__Problem to solve__. Go through the material below and copy each line where the word "that" appears.

======== Material for this task

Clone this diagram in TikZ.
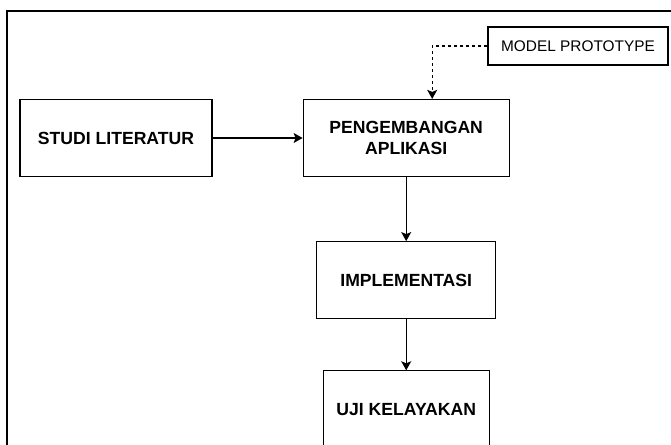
\documentclass[tikz,border=0pt]{standalone}
\usepackage{fontspec}
\setmainfont{Liberation Sans}
\usetikzlibrary{arrows.meta, positioning}

\tikzset{
    stage/.style={draw, line width=1.2pt, minimum height=77pt, inner sep=0pt,
        align=center, font=\bfseries\fontsize{17.6}{21}\selectfont},
    note/.style={draw, line width=1.2pt, minimum width=180pt, minimum height=38pt,
        inner sep=0pt, font=\fontsize{15.4}{18}\selectfont},
    flow/.style={line width=1.2pt, -{Stealth[length=9pt, width=10pt, inset=2pt]}},
    frame/.style={line width=2.2pt},
}

\begin{document}
\begin{tikzpicture}[x=1pt, y=1pt]
\useasboundingbox (0,0) rectangle (671,444);
\draw[frame] (7,-10) |- (690,433);

\node[stage, minimum width=192pt] (studi) at (116,306) {STUDI LITERATUR};
\node[stage, minimum width=206pt] (peng) [right=90pt of studi] {PENGEMBANGAN\\APLIKASI};
\node[stage, minimum width=179pt] (impl) [below=64pt of peng] {IMPLEMENTASI};
\node[stage, minimum width=166pt] (uji) [below=51pt of impl] {UJI KELAYAKAN};
\node[note] (model) at (578,398) {MODEL PROTOTYPE};

\draw[flow] (studi) -- (peng);
\draw[flow] (peng) -- (impl);
\draw[flow] (impl) -- (uji);
\draw[flow, dashed] (model.west) -| ([xshift=26pt]peng.north);
\end{tikzpicture}
\end{document}
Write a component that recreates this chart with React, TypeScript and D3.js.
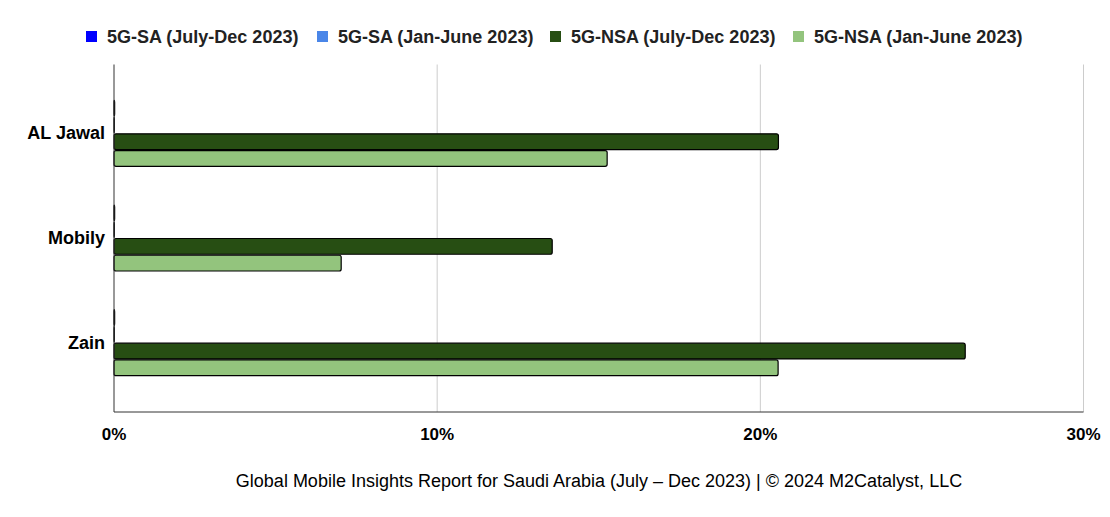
import * as d3 from 'd3';
import { useLayoutEffect, useRef } from 'react';

const operators = ['AL Jawal', 'Mobily', 'Zain'];
const seriesNames = [
  '5G-SA (July-Dec 2023)',
  '5G-SA (Jan-June 2023)',
  '5G-NSA (July-Dec 2023)',
  '5G-NSA (Jan-June 2023)',
];
const seriesColors = ['#0000ff', '#4a86e8', '#274e13', '#93c47d'];
// percent values per operator, in series order
const saJulyDec = [0.02, 0.02, 0.02];
const saJanJune = [0.01, 0.01, 0.01];
const nsaJulyDec = [20.56, 13.56, 26.34];
const nsaJanJune = [15.26, 7.03, 20.55];
const xTicks = [0, 10, 20, 30];
const footer =
  'Global Mobile Insights Report for Saudi Arabia (July \u2013 Dec 2023) | \u00a9 2024 M2Catalyst, LLC';

const width = 1110;
const height = 517;
const font = '"Liberation Sans", Arial, sans-serif';

const App = () => {
  const ref = useRef<SVGSVGElement>(null);

  useLayoutEffect(() => {
    const svg = d3.select(ref.current);
    svg.selectAll('*').remove();

    const plot = { left: 114, right: 1083.5, top: 64.5, bottom: 412 };
    const values = [saJulyDec, saJanJune, nsaJulyDec, nsaJanJune];

    const x = d3.scaleLinear().domain([0, 30]).range([plot.left, plot.right]);
    const y = d3
      .scaleBand()
      .domain(operators)
      .range([81, 395])
      .paddingInner(0.36)
      .paddingOuter(0.18);
    const y1 = d3
      .scaleBand()
      .domain(seriesNames)
      .range([0, y.bandwidth()]);

    // gridlines
    svg
      .append('g')
      .selectAll('line')
      .data(xTicks.slice(1))
      .join('line')
      .attr('x1', (d) => x(d))
      .attr('x2', (d) => x(d))
      .attr('y1', plot.top)
      .attr('y2', plot.bottom)
      .attr('stroke', '#cccccc')
      .attr('stroke-width', 1);

    // bars
    const groups = svg
      .append('g')
      .selectAll('g')
      .data(operators)
      .join('g')
      .attr('transform', (d) => `translate(0,${y(d)})`);

    groups
      .selectAll('rect')
      .data((d, i) => values.map((v, s) => ({ s, v: v[i] })))
      .join('rect')
      .attr('x', x(0))
      .attr('y', (d) => y1(seriesNames[d.s]) + 0.5)
      .attr('width', (d) => Math.max(0, x(d.v) - x(0)))
      .attr('height', y1.bandwidth() - 1)
      .attr('rx', 2)
      .attr('fill', (d) => seriesColors[d.s])
      .attr('stroke', '#000')
      .attr('stroke-width', 1.2);

    // axes lines
    svg
      .append('line')
      .attr('x1', x(0))
      .attr('x2', x(0))
      .attr('y1', plot.top)
      .attr('y2', plot.bottom)
      .attr('stroke', '#333');
    svg
      .append('line')
      .attr('x1', x(0))
      .attr('x2', plot.right)
      .attr('y1', plot.bottom)
      .attr('y2', plot.bottom)
      .attr('stroke', '#333');

    // x tick labels
    svg
      .append('g')
      .selectAll('text')
      .data(xTicks)
      .join('text')
      .attr('x', (d) => x(d))
      .attr('y', 440)
      .attr('text-anchor', 'middle')
      .attr('font-family', font)
      .attr('font-size', 17)
      .attr('font-weight', 'bold')
      .attr('fill', '#000')
      .text((d) => `${d}%`);

    // y labels
    svg
      .append('g')
      .selectAll('text')
      .data(operators)
      .join('text')
      .attr('x', 105)
      .attr('y', (d) => y(d) + y.bandwidth() / 2 + 6)
      .attr('text-anchor', 'end')
      .attr('font-family', font)
      .attr('font-size', 18)
      .attr('font-weight', 'bold')
      .attr('fill', '#000')
      .text((d) => d);

    // legend
    const legendX = [86, 317, 550, 793];
    const legend = svg
      .append('g')
      .selectAll('g')
      .data(seriesNames)
      .join('g')
      .attr('transform', (d, i) => `translate(${legendX[i]},31)`);
    legend
      .append('rect')
      .attr('width', 11)
      .attr('height', 11)
      .attr('fill', (d, i) => seriesColors[i]);
    legend
      .append('text')
      .attr('x', 21)
      .attr('y', 12)
      .attr('font-family', font)
      .attr('font-size', 18)
      .attr('font-weight', 'bold')
      .attr('fill', '#222')
      .text((d) => d);

    // footer
    svg
      .append('text')
      .attr('x', 599)
      .attr('y', 487)
      .attr('text-anchor', 'middle')
      .attr('font-family', font)
      .attr('font-size', 18)
      .attr('fill', '#000')
      .text(footer);
  }, []);

  return (
    <svg
      ref={ref}
      width={width}
      height={height}
      style={{ position: 'absolute', left: 0, top: 0, background: '#fff' }}
    />
  );
};

export default App;
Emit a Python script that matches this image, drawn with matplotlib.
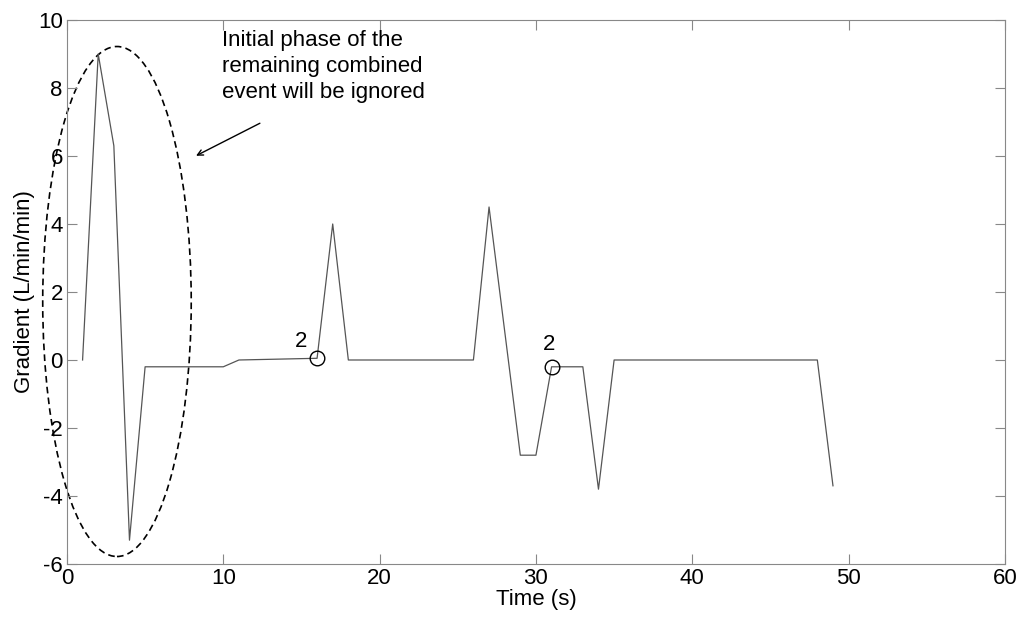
import numpy as np
import matplotlib.pyplot as plt
from matplotlib.patches import Ellipse

plt.rcParams['font.family'] = ['Liberation Sans', 'DejaVu Sans']
plt.rcParams['axes.unicode_minus'] = False

# gradient trace
t = [1, 2, 3, 4, 5, 10, 11, 16, 17, 18, 26, 27, 29, 30, 31, 33, 34, 35, 48, 49]
grad = [0, 9.0, 6.3, -5.3, -0.2, -0.2, 0, 0.05, 4.0, 0, 0, 4.5, -2.8, -2.8, -0.2, -0.2, -3.8, 0, 0, -3.7]

# marked points
mark_t = [16, 31]
mark_g = [0.05, -0.2]
mark_lbl = ['2', '2']
lbl_off = [(-1.0, 0.5), (-0.15, 0.65)]

note = 'Initial phase of the\nremaining combined\nevent will be ignored'

fig = plt.figure(figsize=(10.19, 6.21), dpi=100)
ax = fig.add_axes([0.0657, 0.0918, 0.9205, 0.8760])

ax.plot(t, grad, color='#555555', lw=0.9)
ax.plot(mark_t, mark_g, 'o', mfc='none', mec='black', ms=10.5, mew=1.0)
for x, y, s, (dx, dy) in zip(mark_t, mark_g, mark_lbl, lbl_off):
    ax.text(x + dx, y + dy, s, fontsize=16, ha='center', va='center')

ell = Ellipse((3.2, 1.72), 9.5, 15.0, fill=False, ls=(0, (4, 2.5)),
              ec='black', lw=1.2, clip_on=False)
ax.add_patch(ell)

ax.text(9.9, 9.7, note, fontsize=16, ha='left', va='top', linespacing=1.32)
ax.annotate('', xy=(8.1, 5.97), xytext=(12.5, 7.0),
            arrowprops=dict(arrowstyle='->', color='black', lw=1.0))

ax.set_xlim(0, 60)
ax.set_ylim(-6, 10)
ax.set_xticks(np.arange(0, 61, 10))
ax.set_yticks(np.arange(-6, 11, 2))
ax.tick_params(direction='in', top=True, right=True, length=7, width=0.8,
               color='#888888', labelsize=16, pad=3)
for s in ax.spines.values():
    s.set_color('#888888')
    s.set_linewidth(0.8)

ax.set_xlabel('Time (s)', fontsize=16, labelpad=0)
ax.set_ylabel('Gradient (L/min/min)', fontsize=16, labelpad=2)

fig.savefig('out.png', dpi=100)
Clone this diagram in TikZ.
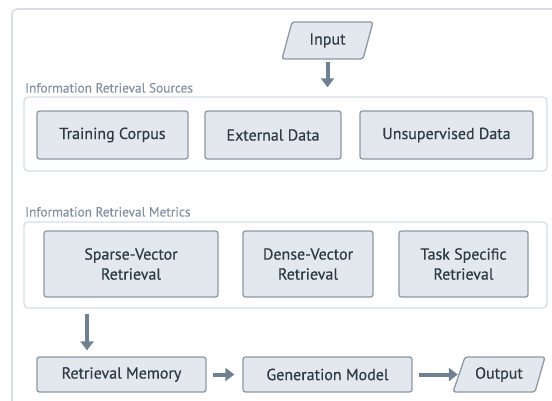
\documentclass[tikz,border=0pt]{standalone}
\usepackage{fontspec}
\setmainfont{PT Sans}
\newfontfamily\medfont{PT Sans}[FakeBold=0.45]
\newfontfamily\lblfont{PT Sans}[FakeBold=0.25]
\usetikzlibrary{arrows.meta}
\definecolor{boxfill}{HTML}{E3E8EF}
\definecolor{boxline}{HTML}{8C99A6}
\definecolor{txt}{HTML}{2E3A46}
\definecolor{arrcol}{HTML}{6F8191}
\definecolor{lblcol}{HTML}{8391A0}
\definecolor{frame}{HTML}{D6DEE6}
\tikzset{
  box/.style={draw=boxline, fill=boxfill, line width=1.3bp, rounded corners=2.5bp,
    text=txt, font=\medfont\fontsize{16bp}{20bp}\selectfont, align=center, inner sep=0pt},
  group/.style={draw=frame, line width=1.4bp, rounded corners=4bp, fill=white, inner sep=0pt},
  grplabel/.style={text=lblcol, font=\lblfont\fontsize{13.3bp}{15bp}\selectfont, anchor=base west, inner sep=0pt},
  io/.style={draw=boxline, fill=boxfill, line width=1.3bp, rounded corners=2.5bp},
  iotext/.style={text=txt, font=\medfont\fontsize{16bp}{20bp}\selectfont, inner sep=0pt},
  arr/.style={draw=arrcol, line width=4bp, -{Triangle[width=13bp,length=9bp]}}
}
\begin{document}
\begin{tikzpicture}[x=1bp,y=1bp]
\useasboundingbox (0,0) rectangle (552,400);
\clip (0,0) rectangle (552,400);
% outer frame
\draw[draw=frame, line width=1.6bp, rounded corners=5bp] (12,391) rectangle (580,-30);

% input
\path[io] (282,341) -- (292,378) -- (373,378) -- (363,341) -- cycle;
\node[iotext, minimum width=81bp, minimum height=37bp] (input) at (327.5,359.5) {Input};

% sources group
\node[grplabel] (srclbl) at (25,307.5) {Information Retrieval Sources};
\node[group, minimum width=523bp, minimum height=74bp] (sources) at (285.5,266) {};
\node[box, minimum width=151bp, minimum height=48bp] (train) at (112.5,265) {Training Corpus};
\node[box, minimum width=136bp, minimum height=48bp] (ext) at (273,265) {External Data};
\node[box, minimum width=173bp, minimum height=48bp] (unsup) at (446.5,265) {Unsupervised Data};

% metrics group
\node[grplabel] (metlbl) at (25,183.5) {Information Retrieval Metrics};
\node[group, minimum width=523bp, minimum height=86bp] (metrics) at (285.5,135) {};
\node[box, minimum width=174bp, minimum height=66bp] (sparse) at (131,136) {Sparse-Vector\\Retrieval};
\node[box, minimum width=130bp, minimum height=66bp] (dense) at (308,136) {Dense-Vector\\Retrieval};
\node[box, minimum width=129bp, minimum height=66bp] (task) at (463.5,136) {Task Specific\\Retrieval};

% bottom row
\node[box, minimum width=169bp, minimum height=35bp] (mem) at (121.5,25.5) {Retrieval Memory};
\node[box, minimum width=169bp, minimum height=35bp] (gen) at (327.5,25.5) {Generation Model};
\path[io] (453,8) -- (465,43) -- (545,43) -- (535,8) -- cycle;
\node[iotext, minimum width=80bp, minimum height=35bp] (out) at (499,25.5) {Output};

% connectors
\coordinate (ax) at (87,0);
\draw[arr, shorten <=3bp, shorten >=9bp] (input.south) -- (sources.north -| input.south);
\draw[arr, shorten <=5bp, shorten >=6bp] (metrics.south -| ax) -- (mem.north -| ax);
\draw[arr, shorten <=6bp, shorten >=8bp] (mem.east) -- (gen.west);
\draw[arr, shorten <=6bp, shorten >=1bp] (gen.east) -- (out.west);
\end{tikzpicture}
\end{document}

================

__Full output__.
Write a component that recreates this chart with React, TypeScript and D3.js.
Emit a Python script that matches this image, drawn with matplotlib.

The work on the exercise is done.